Al llegar a la estación donde tomaría el tren a Copenhague me recordó mi estómago que aún no había desayunado. Compré un chocolate y una botella de agua y con esas dos cosas en la mano subí al tren que ya anunciaba su salida... Desperté en Norreport, la estación donde debía cambiar al metro que me llevaría a la estación Forum. Bebí el agua y me deshice del chocolate en el primer papelero que encontré ya que amenazaba pintar mi mundo de color café.
Yo lo prefiero color de rosas.

Los hoteles de menor calidad – que a menudo son bastante más caros de lo justificable – exigen por lo general, pago anticipado. Presagio infalible!
Me declaré totalmente instalada después de pasar revista a la limpieza y de haber designado un lugar a mi fiel compañero del día a día – mi laptop. Me di una manito de gato y me dispuse a caminar los 200 metros que me separaban del magnífico edificio de Radio Dinamarca, donde minutos antes se había inaugurado el festival.

A mitad de camino pasé por un restaurant italiano y sin pensarlo dos veces entré y pedí el menú a un camarero que en ese momento me daba la espalda.
Nos miramos durante una eternidad y cuando esta llegó a su fin después de unos treinta segundos, la hoja de mi diario de vida mostraba “Septiembre de 1984” .
“Enrico” balbuceé al mismo tiempo que el dijo ¿“Maya”? y nos abrazamos otra eternidad. La única vez que nos habíamos abrazado largamente fue la noche en que dormimos juntos a pesar de ser perfectos desconocidos. Fue en el camarote del barco que nos traía de Helsinki a Estocolmo. El, mochilero con más ganas que recursos y yo... muy enamorada regresaba de un corto encuentro con el hombre que había conocido algunos meses antes y que – aunque no lo sabíamos entonces –
sería mi compañero de vida durante muchos años.

Me indicó una mesa junto a la ventana, se sentó frente a mi e hizo una seña a otro camarero que muy pronto apareció con un candelabro y una botella de vino. “Por la dama y el vagabundo” dijo al alzar la copa de vino...

El me contó que le tomó mucho tiempo entender que yo lo había invitado a compartir mi cama sólo para que durmiera más cómodo que tirado en el suelo de uno de los salones del barco como se disponía a hacer después de haber charlado unos minutos conmigo en la cafetería y que el abrazo aquel había sido más bien un asunto funcional.

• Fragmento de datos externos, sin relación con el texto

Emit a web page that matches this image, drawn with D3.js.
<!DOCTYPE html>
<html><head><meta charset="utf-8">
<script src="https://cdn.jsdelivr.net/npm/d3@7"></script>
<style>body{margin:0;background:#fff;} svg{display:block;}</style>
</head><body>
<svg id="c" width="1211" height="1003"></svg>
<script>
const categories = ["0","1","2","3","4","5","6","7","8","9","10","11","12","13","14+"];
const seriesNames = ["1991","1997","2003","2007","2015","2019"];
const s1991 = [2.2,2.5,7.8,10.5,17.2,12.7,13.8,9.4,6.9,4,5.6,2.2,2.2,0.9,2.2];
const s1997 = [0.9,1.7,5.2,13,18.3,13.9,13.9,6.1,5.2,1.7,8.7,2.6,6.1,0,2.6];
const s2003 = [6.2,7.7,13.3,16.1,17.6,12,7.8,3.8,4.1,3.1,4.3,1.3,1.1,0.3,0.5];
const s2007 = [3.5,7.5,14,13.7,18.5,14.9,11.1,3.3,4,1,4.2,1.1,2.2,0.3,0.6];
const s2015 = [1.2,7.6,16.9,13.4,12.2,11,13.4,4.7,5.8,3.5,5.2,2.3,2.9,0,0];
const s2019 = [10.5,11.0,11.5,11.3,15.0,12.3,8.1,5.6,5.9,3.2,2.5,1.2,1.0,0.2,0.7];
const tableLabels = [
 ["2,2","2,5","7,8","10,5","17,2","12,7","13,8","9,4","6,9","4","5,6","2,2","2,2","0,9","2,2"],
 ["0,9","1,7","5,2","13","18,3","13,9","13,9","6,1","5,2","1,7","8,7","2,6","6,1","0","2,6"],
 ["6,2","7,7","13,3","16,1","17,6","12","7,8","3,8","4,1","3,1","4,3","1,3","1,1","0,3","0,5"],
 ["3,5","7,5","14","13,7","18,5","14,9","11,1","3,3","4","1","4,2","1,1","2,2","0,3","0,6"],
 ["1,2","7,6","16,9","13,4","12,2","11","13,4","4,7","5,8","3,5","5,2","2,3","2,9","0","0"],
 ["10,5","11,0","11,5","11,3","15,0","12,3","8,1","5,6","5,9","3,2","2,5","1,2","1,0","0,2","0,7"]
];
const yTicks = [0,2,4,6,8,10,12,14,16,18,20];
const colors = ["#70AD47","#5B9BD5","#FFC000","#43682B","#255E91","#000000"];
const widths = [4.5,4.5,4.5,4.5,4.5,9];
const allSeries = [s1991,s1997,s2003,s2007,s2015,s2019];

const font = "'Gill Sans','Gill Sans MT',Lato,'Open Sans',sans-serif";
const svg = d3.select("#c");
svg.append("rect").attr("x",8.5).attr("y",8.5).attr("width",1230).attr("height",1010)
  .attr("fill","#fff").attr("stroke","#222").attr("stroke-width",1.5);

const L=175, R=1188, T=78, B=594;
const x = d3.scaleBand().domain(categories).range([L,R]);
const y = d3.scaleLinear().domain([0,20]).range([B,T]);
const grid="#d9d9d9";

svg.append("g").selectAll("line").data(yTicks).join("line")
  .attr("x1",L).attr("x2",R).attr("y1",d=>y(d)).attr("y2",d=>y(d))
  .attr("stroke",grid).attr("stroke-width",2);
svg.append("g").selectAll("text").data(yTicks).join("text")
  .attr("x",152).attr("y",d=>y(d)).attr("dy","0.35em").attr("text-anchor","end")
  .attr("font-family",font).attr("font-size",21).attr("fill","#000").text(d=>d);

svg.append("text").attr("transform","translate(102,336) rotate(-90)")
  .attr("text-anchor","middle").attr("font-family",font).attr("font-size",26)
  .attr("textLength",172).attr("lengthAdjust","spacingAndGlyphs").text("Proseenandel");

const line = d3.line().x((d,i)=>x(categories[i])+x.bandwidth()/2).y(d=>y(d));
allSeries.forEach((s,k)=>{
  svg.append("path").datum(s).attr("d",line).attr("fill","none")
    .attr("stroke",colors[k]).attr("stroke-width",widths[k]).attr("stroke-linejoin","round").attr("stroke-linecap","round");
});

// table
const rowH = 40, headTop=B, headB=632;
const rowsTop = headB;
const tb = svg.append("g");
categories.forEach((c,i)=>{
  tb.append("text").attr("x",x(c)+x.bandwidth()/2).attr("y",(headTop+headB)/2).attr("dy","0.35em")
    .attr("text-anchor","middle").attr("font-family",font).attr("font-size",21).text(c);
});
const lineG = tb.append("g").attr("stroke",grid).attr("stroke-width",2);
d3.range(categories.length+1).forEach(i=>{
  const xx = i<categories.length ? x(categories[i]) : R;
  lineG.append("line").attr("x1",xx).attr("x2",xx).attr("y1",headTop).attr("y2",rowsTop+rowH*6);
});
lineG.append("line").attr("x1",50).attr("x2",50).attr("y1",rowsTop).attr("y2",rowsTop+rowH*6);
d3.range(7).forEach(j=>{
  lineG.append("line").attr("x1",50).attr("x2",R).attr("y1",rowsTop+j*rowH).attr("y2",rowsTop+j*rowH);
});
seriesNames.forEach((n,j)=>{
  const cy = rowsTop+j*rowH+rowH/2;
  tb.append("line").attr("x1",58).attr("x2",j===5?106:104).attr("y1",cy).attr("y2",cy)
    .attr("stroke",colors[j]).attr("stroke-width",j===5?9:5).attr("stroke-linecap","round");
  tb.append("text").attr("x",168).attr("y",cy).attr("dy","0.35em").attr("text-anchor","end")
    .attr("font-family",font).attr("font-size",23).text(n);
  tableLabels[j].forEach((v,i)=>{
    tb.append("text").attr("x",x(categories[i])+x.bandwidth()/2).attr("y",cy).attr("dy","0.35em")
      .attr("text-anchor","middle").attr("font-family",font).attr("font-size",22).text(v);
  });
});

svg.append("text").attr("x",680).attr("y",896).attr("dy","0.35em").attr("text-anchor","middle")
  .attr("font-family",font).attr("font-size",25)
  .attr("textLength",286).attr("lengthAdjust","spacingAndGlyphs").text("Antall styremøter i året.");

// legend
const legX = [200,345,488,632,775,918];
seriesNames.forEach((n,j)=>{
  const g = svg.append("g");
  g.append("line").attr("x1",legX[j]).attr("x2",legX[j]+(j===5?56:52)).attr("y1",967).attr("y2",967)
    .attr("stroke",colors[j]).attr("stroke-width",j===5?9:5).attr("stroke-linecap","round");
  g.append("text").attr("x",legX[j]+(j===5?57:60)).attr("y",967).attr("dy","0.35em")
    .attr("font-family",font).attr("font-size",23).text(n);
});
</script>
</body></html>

Que no se cayera de la estrecha cama...
Yo le conté que estaba recién separada y que el motivo de mi visita a Helsinki estaba por viajar a Nicaragua con nuestra hija menor.
Supe que estaba muy agradecido de mi no tan sólo por compartir mi cama con él y por haberlo invitado con desayuno aquella mañana de otoño en que arribamos en el puerto de Estocolmo sino que también porque antes de separarnos le había dado todo el dinero que llevaba conmigo – que por cierto no era mucho – para mitigar en parte sus peripecias de viajero pobre.
El había seguido viajando y como a mi el amor un día me llevó a Finlandia a él sus amores lo llevaron a Dinamarca donde finalmente se instaló con un restaurant para estar cerca de los hijos que fueron llegando y definitivamente atándolo a los 55° de latitud norte. Los últimos 5 años los hemos vivido a 35 minutos de distancia...

Dos horas más tarde y con varios urgentes mensajes de texto en mi celular nos despedimos con un “nos vemos”.

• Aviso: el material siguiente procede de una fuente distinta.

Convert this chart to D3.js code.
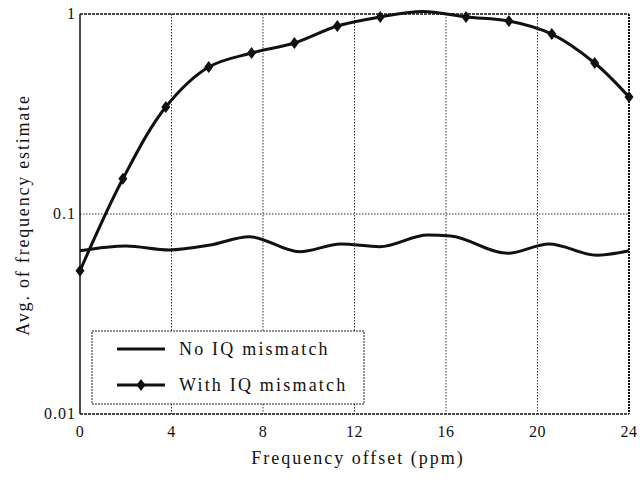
<!DOCTYPE html>
<html>
<head>
<meta charset="utf-8">
<script src="https://cdn.jsdelivr.net/npm/d3@7"></script>
<style>
  body { margin: 0; background: #fff; }
  svg text { font-family: "Liberation Serif", serif; fill: #111; }
</style>
</head>
<body>
<svg width="643" height="479"></svg>
<script>
// No IQ mismatch (smooth wavy curve, read at its turning points)
var noIQX = [0, 2.0, 3.9, 5.7, 7.4, 9.6, 11.4, 13.1, 15.2, 16.2, 18.7, 20.5, 22.6, 24];
var noIQY = [0.0655, 0.0692, 0.0661, 0.0700, 0.0770, 0.0648, 0.0708, 0.0686, 0.0785, 0.0776, 0.0636, 0.0708, 0.0622, 0.0655];

// With IQ mismatch (markers every ~1.875 ppm, no marker at the peak)
var withIQX = [0, 1.875, 3.75, 5.625, 7.5, 9.375, 11.25, 13.125, 15.0, 16.875, 18.75, 20.625, 22.5, 24];
var withIQY = [0.052, 0.150, 0.343, 0.543, 0.638, 0.716, 0.871, 0.966, 1.03, 0.966, 0.923, 0.794, 0.569, 0.385];
var withIQMarker = [1, 1, 1, 1, 1, 1, 1, 1, 0, 1, 1, 1, 1, 1];

var xTicks = [0, 4, 8, 12, 16, 20, 24];
var yTicks = [0.01, 0.1, 1];
var yTickLabels = ["0.01", "0.1", "1"];
var seriesNames = ["No IQ mismatch", "With IQ mismatch"];

var svg = d3.select("svg");
var pLeft = 80, pRight = 629, pTop = 14, pBottom = 414;

var x = d3.scaleLinear().domain([0, 24]).range([pLeft, pRight]);
var y = d3.scaleLog().domain([0.01, 1]).range([pBottom, pTop]);

// grid
var grid = svg.append("g")
    .attr("stroke", "#333")
    .attr("stroke-width", 1)
    .attr("stroke-dasharray", "1.5,1.5");
grid.selectAll("line.vx")
    .data(xTicks.slice(1, -1))
    .enter().append("line")
    .attr("x1", d => x(d)).attr("x2", d => x(d))
    .attr("y1", pTop).attr("y2", pBottom);
grid.selectAll("line.hy")
    .data([0.1])
    .enter().append("line")
    .attr("x1", pLeft).attr("x2", pRight)
    .attr("y1", d => y(d)).attr("y2", d => y(d));

// frame
var frame = svg.append("g").attr("stroke", "#111").attr("fill", "none");
frame.append("line").attr("x1", pLeft).attr("x2", pLeft).attr("y1", pTop).attr("y2", pBottom).attr("stroke-width", 1.5);
frame.append("line").attr("x1", pLeft).attr("x2", pRight).attr("y1", pBottom).attr("y2", pBottom)
    .attr("stroke-width", 1.5).attr("stroke-dasharray", "3,1");
frame.append("line").attr("x1", pLeft).attr("x2", pRight).attr("y1", pTop).attr("y2", pTop)
    .attr("stroke-width", 1.5).attr("stroke-dasharray", "3,1");
frame.append("line").attr("x1", pRight).attr("x2", pRight).attr("y1", pTop).attr("y2", pBottom)
    .attr("stroke-width", 2).attr("stroke-dasharray", "2,1");

// tick labels
svg.selectAll("text.xt")
    .data(xTicks)
    .enter().append("text")
    .attr("x", d => x(d))
    .attr("y", 437)
    .attr("text-anchor", "middle")
    .style("font-size", "16px")
    .style("letter-spacing", "0.5px")
    .text(d => d);

svg.selectAll("text.yt")
    .data(yTicks)
    .enter().append("text")
    .attr("x", pLeft - 4)
    .attr("y", d => y(d) + 5)
    .attr("text-anchor", "end")
    .style("font-size", "16px")
    .style("letter-spacing", "1px")
    .text((d, i) => yTickLabels[i]);

// axis titles
svg.append("text")
    .attr("x", 358)
    .attr("y", 464)
    .attr("text-anchor", "middle")
    .style("font-size", "18px")
    .style("letter-spacing", "2px")
    .text("Frequency offset (ppm)");

svg.append("text")
    .attr("transform", "translate(29," + 215 + ") rotate(-90)")
    .attr("text-anchor", "middle")
    .style("font-size", "18px")
    .style("letter-spacing", "1.8px")
    .text("Avg. of frequency estimate");

// curves
var noIQ = noIQX.map((d, i) => [d, noIQY[i]]);
var withIQ = withIQX.map((d, i) => [d, withIQY[i], withIQMarker[i]]);

var line = d3.line()
    .x(d => x(d[0]))
    .y(d => y(d[1]))
    .curve(d3.curveMonotoneX);

svg.append("path")
    .datum(noIQ)
    .attr("d", line)
    .attr("fill", "none")
    .attr("stroke", "#111")
    .attr("stroke-width", 3);

svg.append("path")
    .datum(withIQ)
    .attr("d", line.curve(d3.curveCatmullRom.alpha(0.5)))
    .attr("fill", "none")
    .attr("stroke", "#111")
    .attr("stroke-width", 3);

var diamond = "M0,-6L4.5,0L0,6L-4.5,0Z";
svg.selectAll("path.mk")
    .data(withIQ.filter(d => d[2]))
    .enter().append("path")
    .attr("d", diamond)
    .attr("transform", d => "translate(" + x(d[0]) + "," + y(d[1]) + ")")
    .attr("fill", "#111");

// legend
var legend = svg.append("g");
legend.append("rect")
    .attr("x", 92).attr("y", 331)
    .attr("width", 272).attr("height", 73)
    .attr("fill", "#fff")
    .attr("stroke", "#222")
    .attr("stroke-width", 1)
    .attr("stroke-dasharray", "2,1");

var items = legend.selectAll("g.item")
    .data(seriesNames)
    .enter().append("g")
    .attr("transform", (d, i) => "translate(0," + (349 + i * 36) + ")");

items.append("line")
    .attr("x1", 117).attr("x2", 165)
    .attr("y1", 0).attr("y2", 0)
    .attr("stroke", "#111")
    .attr("stroke-width", 3);

items.filter((d, i) => i === 1).append("path")
    .attr("d", diamond)
    .attr("transform", "translate(141,0)")
    .attr("fill", "#111");

items.append("text")
    .attr("x", 179)
    .attr("y", 6)
    .style("font-size", "18px")
    .style("letter-spacing", "2.2px")
    .text(d => d);
</script>
</body>
</html>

Los organizadores del festival me recibieron amablemente, se disculparon por hacerme entrega de un pase donde decía “Agneta Eriksson” y me indicaron el lugar donde me esperaba Lars, mi compañero de baile.

Nunca nos habíamos visto pero nos reconocimos al instante. El agitó su brazo en el aire a modo de saludo y yo al besarle la mejilla, constaté que era algunos centímetros más bajo que yo. Canturrié “Se te dió vuelta la taba” y el sabio de Lars, al cual doblo en edad, me dijo: “He bailado sólo un año, pero en forma muy intensiva, 6 horas diaras” mientras seguramente pensaba “te demostraré que el tamaño no es de vital importancia”. Sonreí...

Lars resultó ser bailarín profesional que además de llevar como los Dioses, le gusta dejarse llevar. Y yo, que aunque no llevo como las Diosas, pero lo hago de muy buena gana, le agradecí a mi suerte “tamaño regalito”.
¡Fue genial! En las clases trabajamos muy bien ya que coincidimos en todo lo esencial y por las noches en las milongas nos divertimos tanto probando los conocimientos recién adquiridos que de la diferencia de altura – que era aún mayor ya que no desistí de encaramarme en mis zapatos de tacón alto – ni me acordé.
Al despedirnos el domingo, lo hicimos con un ¡“Esta la repetimos”!

A mi amigo Jonas, que sólo tenía ojos para Alice, lo vi todo el tiempo. El mide un metro noventinueve.